Con i suoi 97 anni di età, John Goodenough è oggi il più anziano vincitore del premio Nobel per la Chimica, togliendo così il primato ad Arthur Ashkin, che ha ricevuto il riconoscimento per la Fisica nel 2018, all’età di 96 anni.
Goodenough condivide l’onore con Michael Stanley Whittingham (Università di Binghamton a New York) e Akira Yoshino (Università di Meijo in Giappone). Il lavoro dei tre ricercatori, sviluppatosi tra gli Anni ’70 e gli Anni ’80, ha portato alla realizzazione di batterie al litio, leggere, ricaricabili e potenti. Sono le stesse che hanno rivoluzionato la nostra vita poiché presenti in telefoni cellulari, computer portatili, auto elettriche, pacemaker e molti altri dispositivi.
Gli studi sulla batteria al litio erano iniziati dopo la crisi energetica del 1973. Whittingham, in cerca di fonti alternative al petrolio, aveva cominciato a sfruttare il litio per sviluppare un nuovo tipo di batteria, senza riuscire però ad eliminare alcuni problemi legati alla sua pericolosità. Negli Anni ’80 Goodenough, che aveva intuito l’importanza della scoperta, rese queste batterie più performanti, raddoppiandone la durata. Infine, Yoshino risolse il problema legato alla mancata sicurezza, cosicchè nel 1991 furono immesse sul mercato.
Durante la tradizionale telefonata con cui il Comitato del Nobel annuncia la nomina al vincitore, Goodenough ha scherzato e ringraziato tutti, aggiungendo un particolare molto interessante. Quando gli è stato chiesto quale fosse il suo segreto per essere riuscito a dedicare un’intera vita alla ricerca, ha risposto in modo molto semplice: «Non andate in pensione troppo presto!». Un invito, quindi, a rimanere attivi. Sempre.
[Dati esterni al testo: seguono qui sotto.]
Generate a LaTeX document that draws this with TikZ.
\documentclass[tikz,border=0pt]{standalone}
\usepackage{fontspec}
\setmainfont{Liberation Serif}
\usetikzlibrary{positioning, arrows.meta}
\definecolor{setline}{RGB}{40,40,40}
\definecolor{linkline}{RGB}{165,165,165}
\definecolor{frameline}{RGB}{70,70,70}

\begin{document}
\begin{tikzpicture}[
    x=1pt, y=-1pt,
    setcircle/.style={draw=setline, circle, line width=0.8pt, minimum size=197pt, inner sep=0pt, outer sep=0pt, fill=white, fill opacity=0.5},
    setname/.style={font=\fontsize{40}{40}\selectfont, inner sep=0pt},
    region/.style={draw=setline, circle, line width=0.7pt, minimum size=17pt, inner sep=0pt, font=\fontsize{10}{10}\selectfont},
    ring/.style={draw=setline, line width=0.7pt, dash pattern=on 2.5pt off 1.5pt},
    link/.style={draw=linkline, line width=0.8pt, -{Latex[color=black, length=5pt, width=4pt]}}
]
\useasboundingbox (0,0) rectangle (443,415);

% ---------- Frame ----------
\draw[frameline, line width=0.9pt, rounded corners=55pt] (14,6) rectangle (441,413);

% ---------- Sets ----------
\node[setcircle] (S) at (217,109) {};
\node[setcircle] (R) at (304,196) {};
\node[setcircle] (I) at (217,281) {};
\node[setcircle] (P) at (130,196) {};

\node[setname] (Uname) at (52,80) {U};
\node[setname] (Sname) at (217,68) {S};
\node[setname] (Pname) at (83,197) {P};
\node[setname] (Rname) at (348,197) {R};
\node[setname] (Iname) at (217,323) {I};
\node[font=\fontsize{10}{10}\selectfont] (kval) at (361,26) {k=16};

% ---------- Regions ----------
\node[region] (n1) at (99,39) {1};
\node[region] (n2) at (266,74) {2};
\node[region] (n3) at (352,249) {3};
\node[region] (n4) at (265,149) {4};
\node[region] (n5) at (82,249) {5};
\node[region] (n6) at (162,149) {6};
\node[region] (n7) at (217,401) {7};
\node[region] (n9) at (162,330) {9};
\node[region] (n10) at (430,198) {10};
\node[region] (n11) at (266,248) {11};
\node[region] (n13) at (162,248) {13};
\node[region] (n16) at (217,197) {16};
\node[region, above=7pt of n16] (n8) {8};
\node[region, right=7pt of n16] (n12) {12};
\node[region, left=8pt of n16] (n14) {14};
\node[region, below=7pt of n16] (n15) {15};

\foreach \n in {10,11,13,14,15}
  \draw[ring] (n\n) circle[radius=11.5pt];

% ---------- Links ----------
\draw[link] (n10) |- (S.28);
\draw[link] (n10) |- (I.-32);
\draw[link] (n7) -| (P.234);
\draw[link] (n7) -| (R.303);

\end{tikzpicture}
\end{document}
Ma chi è esattamente John Goodenough? La vita dello scienziato inizia a Jena, in Germania, dove nasce nel 1922 da genitori americani. Suo padre, in quegli anni, è un giovane assistente al dipartimento di storia dell’Università di Oxford, in Inghilterra. Ammiratore della Repubblica di Weimar e convinto assertore della superiorità della sanità tedesca dell’epoca, porta la moglie in Germania al momento del parto.
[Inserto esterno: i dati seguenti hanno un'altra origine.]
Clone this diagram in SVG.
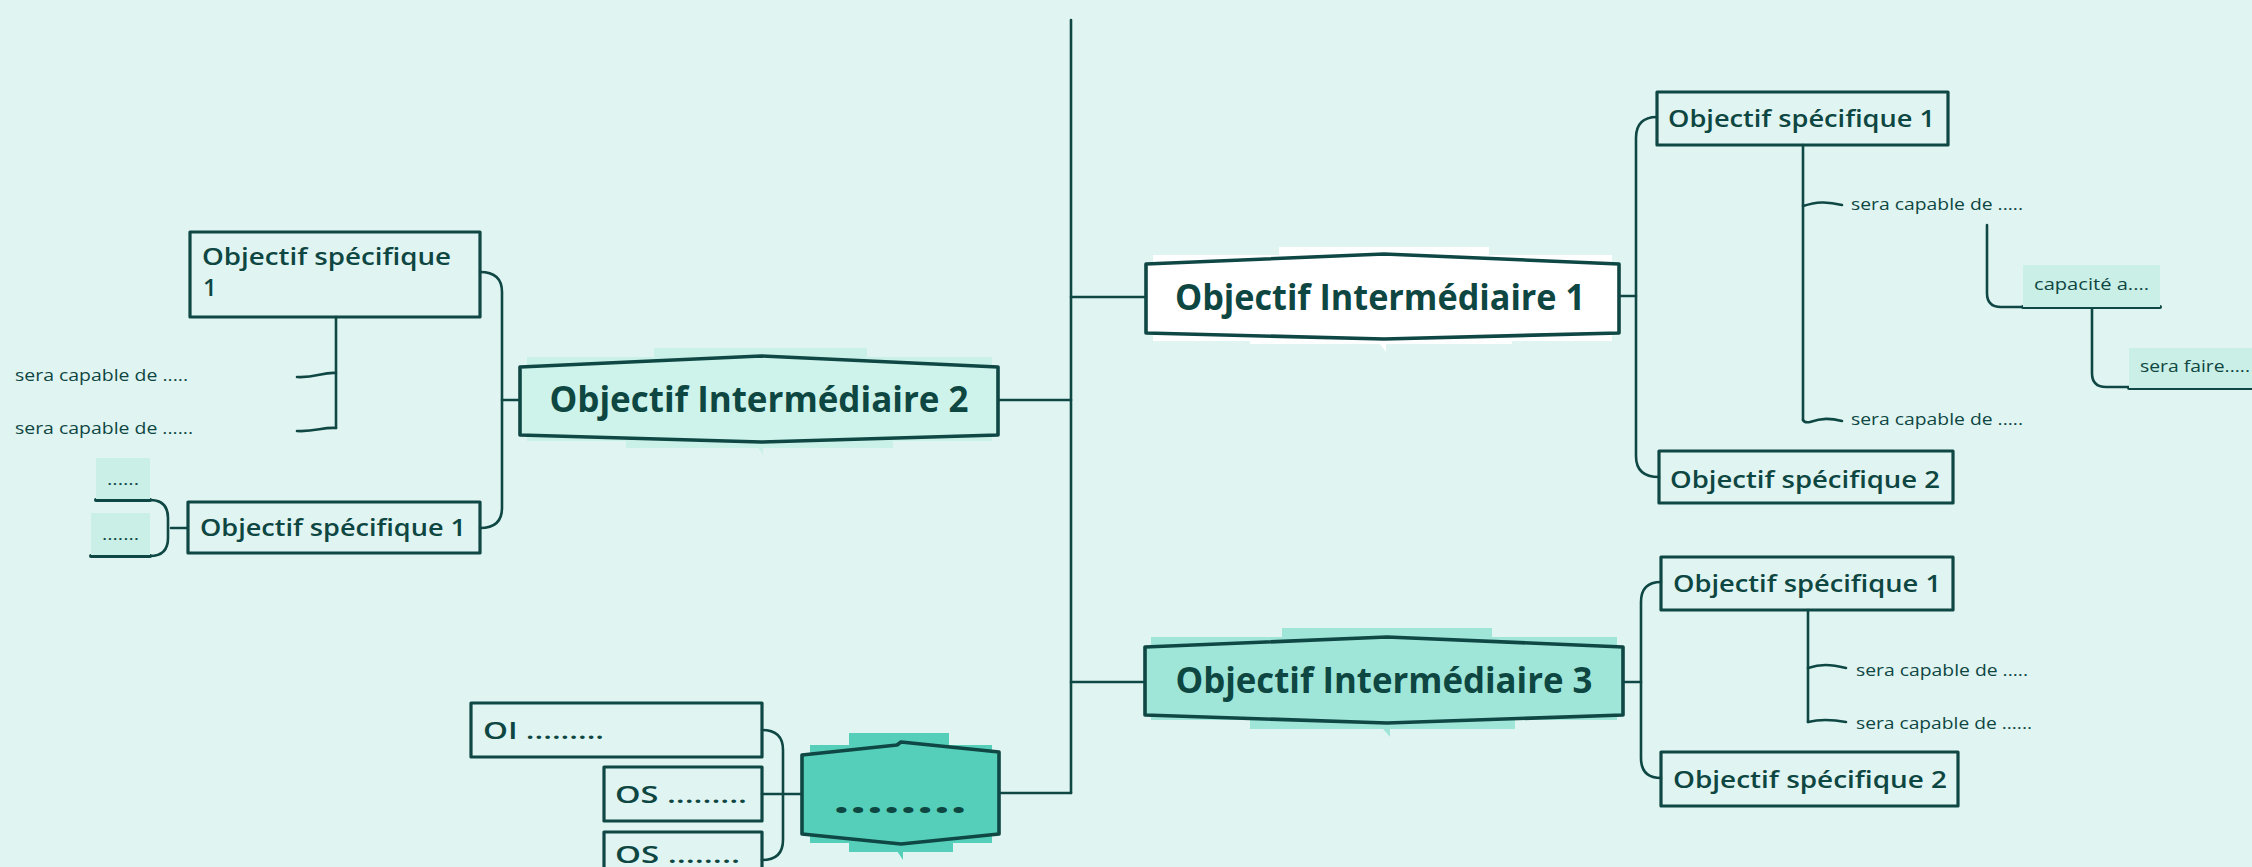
<svg xmlns="http://www.w3.org/2000/svg" width="2252" height="867" viewBox="0 0 2252 867">
<style>
.bg{fill:#e0f5f2}
.ln{fill:none;stroke:#0f4744;stroke-width:2.6;stroke-linecap:round;stroke-linejoin:round}
.thick{fill:none;stroke:#0f4744;stroke-width:4;stroke-linecap:round}
.box{fill:none;stroke:#0f4744;stroke-width:3.2;stroke-linejoin:round}
.oi{stroke:#0f4744;stroke-width:3.6;stroke-linejoin:round}
.tOI{font-family:"Open Sans","Noto Sans",sans-serif;font-weight:700;font-size:35px;fill:#0e4642;text-anchor:middle}
.tOS{font-family:"Open Sans","Noto Sans",sans-serif;font-weight:600;font-size:24px;fill:#0e4642}
.tS{font-family:"Open Sans","Noto Sans",sans-serif;font-weight:400;font-size:17px;fill:#0e4642}
.soft{fill:#c9efe6}
</style>
<rect class="bg" x="0" y="0" width="2252" height="867"/>

<g id="connectors">
  <path class="ln" d="M1071,20 L1071,793"/>
  <path class="ln" d="M1071,297 L1146,297"/>
  <path class="ln" d="M998,400 L1071,400"/>
  <path class="ln" d="M1071,682 L1145,682"/>
  <path class="ln" d="M999,793 L1071,793"/>
  <path class="ln" d="M502,400 L520,400"/>
  <path class="ln" d="M480,272 Q502,272 502,292 L502,508 Q502,528 480,528"/>
  <path class="ln" d="M336,317 L336,428"/>
  <path class="ln" d="M336,373 C322,372 316,378 297,377"/>
  <path class="ln" d="M336,428 C322,427 316,432 297,431"/>
  <path class="ln" d="M171,528 L187,528"/>
  <path class="ln" d="M150,500 Q168,500 168,518 L168,538 Q168,556 150,556"/>
  <path class="thick" d="M96,500 L150,500"/>
  <path class="thick" d="M91,556 L150,556"/>
  <path class="ln" d="M1619,296 L1636,296"/>
  <path class="ln" d="M1657,117 Q1636,117 1636,138 L1636,456 Q1636,477 1659,477"/>
  <path class="ln" d="M1803,145 L1803,420"/>
  <path class="ln" d="M1803,206 C1816,202 1826,201 1842,205"/>
  <path class="ln" d="M1803,420 Q1804,423 1810,422 C1822,418 1830,418 1842,421"/>
  <path class="ln" d="M1987,225 L1987,293 Q1987,307 2001,307 L2023,307"/>
  <path class="thick" d="M2023,307 L2160,307"/>
  <path class="ln" d="M2092,307 L2092,373 Q2092,387 2106,387 L2129,387"/>
  <path class="thick" d="M2129,388 L2252,388"/>
  <path class="ln" d="M1623,682 L1641,682"/>
  <path class="ln" d="M1661,582 Q1641,582 1641,602 L1641,758 Q1641,778 1661,778"/>
  <path class="ln" d="M1808,610 L1808,722"/>
  <path class="ln" d="M1808,668 C1820,664 1830,664 1846,668"/>
  <path class="ln" d="M1808,722 C1820,719 1830,719 1846,722"/>
  <path class="ln" d="M762,730 Q783,730 783,750 L783,840 Q783,860 762,860"/>
  <path class="ln" d="M762,794 L802,794"/>
</g>

<g id="oi1">
  <rect x="1153" y="255" width="459" height="86" fill="#ffffff"/>
  <rect x="1279" y="247" width="210" height="20" fill="#ffffff"/>
  <rect x="1250" y="330" width="262" height="14" fill="#ffffff"/>
  <path d="M1377,340 L1386,340 L1386,352 Z" fill="#ffffff"/>
  <path class="oi" fill="#ffffff" d="M1146,264 L1384,254 L1619,264 L1619,333 L1384,339 L1146,333 Z"/>
  <text class="tOI" x="1380" y="310" textLength="410" lengthAdjust="spacingAndGlyphs">Objectif Intermédiaire 1</text>
</g>

<g id="oi2">
  <rect x="527" y="357" width="465" height="84" fill="#caf1e8"/>
  <rect x="654" y="348" width="213" height="20" fill="#caf1e8"/>
  <rect x="626" y="430" width="267" height="18" fill="#caf1e8"/>
  <path d="M753,440 L763,440 L763,455 Z" fill="#caf1e8"/>
  <path class="oi" fill="#cdf3ea" d="M520,367 L761,356 L998,367 L998,435 L761,442 L520,435 Z"/>
  <text class="tOI" x="759" y="412" textLength="419" lengthAdjust="spacingAndGlyphs">Objectif Intermédiaire 2</text>
</g>

<g id="oi3">
  <rect x="1151" y="637" width="466" height="83" fill="#9fe6d9"/>
  <rect x="1282" y="628" width="210" height="20" fill="#9fe6d9"/>
  <rect x="1250" y="712" width="265" height="17" fill="#9fe6d9"/>
  <path d="M1377,722 L1390,722 L1390,737 Z" fill="#9fe6d9"/>
  <path class="oi" fill="#9fe6d9" d="M1145,647 L1387,637 L1623,647 L1623,715 L1387,723 L1145,715 Z"/>
  <text class="tOI" x="1384" y="693" textLength="417" lengthAdjust="spacingAndGlyphs">Objectif Intermédiaire 3</text>
</g>

<g id="oi4">
  <rect x="810" y="745" width="182" height="98" fill="#55cfb9"/>
  <rect x="849" y="733" width="100" height="20" fill="#55cfb9"/>
  <rect x="849" y="836" width="104" height="16" fill="#55cfb9"/>
  <path d="M893,845 L903,845 L903,860 Z" fill="#55cfb9"/>
  <path class="oi" fill="#55cfb9" d="M802,755 L897,745 L901,742 L999,752 L999,834 L901,844 L802,834 Z"/>
  <text class="tOI" x="900" y="813" font-size="64" textLength="134" lengthAdjust="spacingAndGlyphs">........</text>
</g>

<g id="os2a">
  <rect class="box" x="190" y="232" width="290" height="85"/>
  <text class="tOS" x="202" y="265" textLength="249" lengthAdjust="spacingAndGlyphs">Objectif spécifique</text>
  <text class="tOS" x="203" y="296">1</text>
</g>
<g id="sc2a"><text class="tS" x="15" y="381" textLength="173" lengthAdjust="spacingAndGlyphs">sera capable de .....</text></g>
<g id="sc2b"><text class="tS" x="15" y="434" textLength="178" lengthAdjust="spacingAndGlyphs">sera capable de ......</text></g>

<g id="os2b">
  <rect class="box" x="188" y="502" width="292" height="51"/>
  <text class="tOS" x="200" y="536" textLength="266" lengthAdjust="spacingAndGlyphs">Objectif spécifique 1</text>
</g>
<g id="dots2a">
  <rect class="soft" x="96" y="458" width="54" height="41"/>
  <text class="tS" x="107" y="485" textLength="32" lengthAdjust="spacingAndGlyphs">......</text>
</g>
<g id="dots2b">
  <rect class="soft" x="91" y="513" width="59" height="42"/>
  <text class="tS" x="102" y="540" textLength="37" lengthAdjust="spacingAndGlyphs">.......</text>
</g>

<g id="os1a">
  <rect class="box" x="1657" y="92" width="291" height="53"/>
  <text class="tOS" x="1668" y="127" textLength="267" lengthAdjust="spacingAndGlyphs">Objectif spécifique 1</text>
</g>
<g id="sc1a"><text class="tS" x="1851" y="210" textLength="172" lengthAdjust="spacingAndGlyphs">sera capable de .....</text></g>
<g id="sc1b"><text class="tS" x="1851" y="425" textLength="172" lengthAdjust="spacingAndGlyphs">sera capable de .....</text></g>
<g id="cap1">
  <rect class="soft" x="2023" y="265" width="137" height="42"/>
  <text class="tS" x="2034" y="290" textLength="115" lengthAdjust="spacingAndGlyphs">capacité a....</text>
</g>
<g id="faire1">
  <rect class="soft" x="2129" y="348" width="123" height="40"/>
  <text class="tS" x="2140" y="372" textLength="110" lengthAdjust="spacingAndGlyphs">sera faire.....</text>
</g>
<g id="os1b">
  <rect class="box" x="1659" y="451" width="294" height="52"/>
  <text class="tOS" x="1670" y="488" textLength="270" lengthAdjust="spacingAndGlyphs">Objectif spécifique 2</text>
</g>

<g id="os3a">
  <rect class="box" x="1661" y="557" width="292" height="53"/>
  <text class="tOS" x="1673" y="592" textLength="268" lengthAdjust="spacingAndGlyphs">Objectif spécifique 1</text>
</g>
<g id="sc3a"><text class="tS" x="1856" y="676" textLength="172" lengthAdjust="spacingAndGlyphs">sera capable de .....</text></g>
<g id="sc3b"><text class="tS" x="1856" y="729" textLength="176" lengthAdjust="spacingAndGlyphs">sera capable de ......</text></g>
<g id="os3b">
  <rect class="box" x="1661" y="752" width="297" height="54"/>
  <text class="tOS" x="1673" y="788" textLength="274" lengthAdjust="spacingAndGlyphs">Objectif spécifique 2</text>
</g>

<g id="oi4a">
  <rect class="box" x="471" y="703" width="291" height="54"/>
  <text class="tOS" x="483" y="739" textLength="121" lengthAdjust="spacingAndGlyphs">OI .........</text>
</g>
<g id="os4a">
  <rect class="box" x="604" y="767" width="158" height="54"/>
  <text class="tOS" x="615" y="803" textLength="132" lengthAdjust="spacingAndGlyphs">OS .........</text>
</g>
<g id="os4b">
  <rect class="box" x="604" y="832" width="158" height="54"/>
  <text class="tOS" x="615" y="863" textLength="125" lengthAdjust="spacingAndGlyphs">OS ........</text>
</g>
</svg>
All’età di tre anni John si trasferisce con la famiglia negli Stati Uniti, dove il padre aveva trovato un impiego all’Università di Yale come professore di storia delle religioni. Di quegli anni ricorderà sempre con nostalgia la grande casa di famiglia al limitare del bosco e le lunghe passeggiate nella prateria in compagnia del suo cane Mack, alla scoperta delle meraviglie della natura.
Intorno ai 7 anni Goodenough manifesta i primi sintomi di una leggera dislessia. Come racconta egli stesso nella sua biografia Witness to Grace: “Imparare a leggere è stata una battaglia! Leggevo meccanicamente senza la capacità di comprendere con facilità il senso di un paragrafo”. Ricorda di non essere mai stato un gran lettore e di come, negli anni della scuola, avesse dovuto lavorare duramente per combattere questo disturbo, definendosi “uno studente al contrario”. Tutto questo era divenuto motivo di una forte insicurezza, che diminuì solo col passare del tempo e che fu alla base della sua spinta verso lo studio delle materie scientifiche a discapito di quelle letterarie.
Nel 1934 viene ammesso alla prestigiosa Groton School, nel Massachusetts. L’educazione rigorosa e di alto livello lì ricevuta gli permetterà di entrare all’Università di Yale nel 1940. Allo scoppio della Secondo Guerra Mondiale, contrario da sempre a quella che definiva “la stupidità della guerra”, viene chiamato sotto le armi dove serve come meteorologo. Al termine del conflitto, consegue il dottorato di ricerca in Fisica all’Università di Chicago.
Ma è in Inghilterra, all’Università di Oxford, tra gli Anni ’70 e i primi Anni ’80, che – a capo del laboratorio di Chimica inorganica – inizia ad applicarsi alla scoperta che lo condurrà al Nobel.
Nel 1986, prossimo al pensionamento, torna negli Stati Uniti, in Texas, dov’è tuttora impiegato nel Dipartimento di Ingegneria, all’Università di Austin. Nel suo laboratorio, dove continua la ricerca su un nuovo polimero capace di aumentare l’uso dell’energia pulita, è appeso un arazzo che rappresenta L’Ultima Cena. Goodenough, profondamente religioso, è da sempre convinto che siamo chiamati a contribuire alla salvezza del pianeta e al miglioramento della vita umana con il nostro impegno. Perché questo è il compito che tutta la scienza, sostiene, è chiamata a fare.